Financial & competing interests disclosure

This work is part of the NIDIAG network (collaborative project; www. NIDIAG.org) supported by the European Commission under the Health Cooperation Work Programme of the 7th Framework Programme (grant agreement no. 260260). S Knopp acknowledges additional financial support from the Schistosomiasis Consortium for Operational Research and Evaluation (sub-award no. RR374-053/4893196). The research of K. Ingram and J Keiser is financially supported by the Swiss National Science Foundation (PPOOA-114941 and PPOOP3_135170) and the Scientific & Technological Cooperation Program Switzerland-Russia. The authors have no other relevant affiliations or financial involvement with any organization or entity with a financial interest in or financial conflict with the subject matter or materials discussed in the manuscript apart from those disclosed.

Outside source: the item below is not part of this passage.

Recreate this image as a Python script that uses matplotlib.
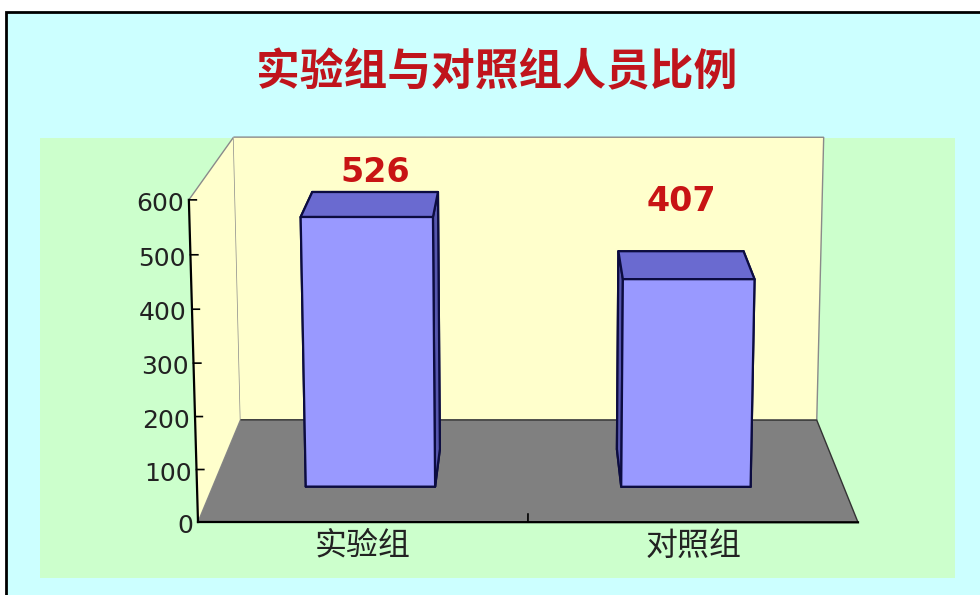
import numpy as np
import matplotlib.pyplot as plt
from matplotlib.patches import Rectangle
from mpl_toolkits.mplot3d import proj3d

# data
categories = ['实验组', '对照组']
counts = [526, 407]
value_ticks = [0, 100, 200, 300, 400, 500, 600]
title = '实验组与对照组人员比例'

W, H = 980, 595
fig = plt.figure(figsize=(W / 100, H / 100), dpi=100)
fig.patch.set_facecolor('white')

# cyan frame and green plot area behind the 3d axes
fig.add_artist(Rectangle((6 / W, -0.05), 1.1, (H - 12) / H + 0.05, transform=fig.transFigure,
                         facecolor='#CCFFFF', edgecolor='black', lw=2, zorder=-3))
fig.add_artist(Rectangle((40 / W, 17 / H), 915 / W, 440 / H, transform=fig.transFigure,
                         facecolor='#CCFFCC', edgecolor='none', zorder=-2))

fig.text(497 / W, 1 - 72 / H, title, ha='center', va='center', fontsize=31.5,
         color='#C0141C', fontweight='bold', family=['Noto Sans CJK SC', 'DejaVu Sans'])

ax = fig.add_axes([0, 0, 1, 1], projection='3d')
ax.patch.set_visible(False)
ax.set_proj_type('persp', focal_length=0.644)
ax.view_init(elev=12.7, azim=-89.9)
ax.set_box_aspect((660, 398, 327))
n = len(counts)
ax.set_xlim(0, n)
ax.set_ylim(0, 1)
ax.set_zlim(0, value_ticks[-1])
ax.grid(False)

# walls and floor
ax.xaxis.set_pane_color('#FFFFCC')
ax.yaxis.set_pane_color('#FFFFCC')
ax.zaxis.set_pane_color('#808080')
ax.xaxis.pane.set_edgecolor('#8a8a8a')
ax.yaxis.pane.set_edgecolor('#8a8a8a')
ax.zaxis.pane.set_edgecolor('#333333')

# bars
bar_w, bar_y, bar_d = 0.41, 0.317, 0.37
xs = np.arange(n) + 0.5 - bar_w / 2
faces = ['#9999FF', '#6A6AD0', '#9999FF', '#9999FF', '#5656AE', '#5656AE']
ax.bar3d(xs, [bar_y] * n, [0] * n, bar_w, bar_d, counts, color=faces * n,
         shade=False, edgecolor='#0C0C40', linewidth=1.6)

# axes
ax.set_xticks(np.arange(n) + 0.5)
ax.set_xticklabels(categories, fontsize=23, color='#222222',
                   family=['Noto Sans CJK SC', 'DejaVu Sans'])
ax.set_yticks([])
ax.set_zticks(value_ticks)
ax.set_zticklabels([])
ax.zaxis.set_ticks_position('lower')
ax.yaxis.line.set_color((0, 0, 0, 0))
ax.xaxis.line.set_color('black')
ax.zaxis.line.set_color('black')
ax.xaxis.line.set_linewidth(1.6)
ax.zaxis.line.set_linewidth(1.6)
for a in (ax.xaxis, ax.zaxis):
    a._axinfo['tick']['inward_factor'] = 0
    a._axinfo['tick']['outward_factor'] = 0
ax.tick_params(axis='x', pad=-3)

# tick marks: one between the categories on the floor, short ones on the value axis
ax.plot([n / 2, n / 2], [0, 0.07], [0, 0], color='black', lw=1.2)
for v in value_ticks:
    ax.plot([0, 0.022], [0, 0], [v, v], color='black', lw=1.2)

# place the 3d box so that the front floor edge sits where it does in the picture
fig.canvas.draw()


def to_frac(x, y, z):
    px, py, _ = proj3d.proj_transform(x, y, z, ax.get_proj())
    dx, dy = ax.transData.transform((px, py))
    bb = ax.bbox
    return (dx - bb.x0) / bb.width, (dy - bb.y0) / bb.height


fl = to_frac(0, 0, 0)
fr = to_frac(n, 0, 0)
size = (858 - 198) / (fr[0] - fl[0])
left = 198 - fl[0] * size
bottom = (H - 522) - fl[1] * size
ax.set_position([left / W, bottom / H, size / W, size / H])

M = ax.get_proj()

# value axis labels
for v in value_ticks:
    px, py, _ = proj3d.proj_transform(0, 0, v, M)
    ax.annotate(str(v), (px, py), xytext=(-5, -4), textcoords='offset pixels',
                ha='right', va='center', fontsize=18, color='#222222')

# value labels above the bars (the original puts them at uneven heights)
label_lift = [10, 40]
for i, v in enumerate(counts):
    px, py, _ = proj3d.proj_transform(i + 0.5, bar_y + bar_d, v, M)
    ax.annotate(str(v), (px, py), xytext=(0, label_lift[i]), textcoords='offset pixels',
                ha='center', va='baseline', fontsize=24, fontweight='bold', color='#C81414')

fig.savefig('out.png', dpi=100)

No writing assistance was utilized in the production of this manuscript.

Key issues

  • • The impact of acute and chronic schistosomiasis on children’s physical fitness, cognition and nutritional disorders remains to be investigated in well-designed, confounder-adjusted trials to contribute to accurate burden estimates.

  • • The impact of schistosomiasis on the susceptibility, development and transmission of co-infections and on their treatment and prevention remains to be studied.

  • • There is a pressing need to develop new drugs and vaccines that are efficacious against all stages of the Schistosoma parasites, particularly in view of up-scaling the current administration of praziquantel, which holds the risk of developing drug-resistant parasites.

  • • Highly sensitive diagnostic tools to detect light-intensity infections are needed for an accurate assessment of control interventions, and for monitoring and surveillance once interruption of transmission has been achieved and for verification of local elimination.

  • • Integration of preventive chemotherapy with other control measures such as snail control, access to clean water, improved sanitation and health education is necessary to escalate from morbidity control to transmission interruption and ultimately elimination.

  • • Control interventions must be adapted to the social–ecological settings and accepted and supported by the local government and communities to become successful.

  • • Effective partnerships between scientists, control managers and public health experts, the private sector and intersectoral collaboration are necessary for long-term sustainable control/elimination of schistosomiasis.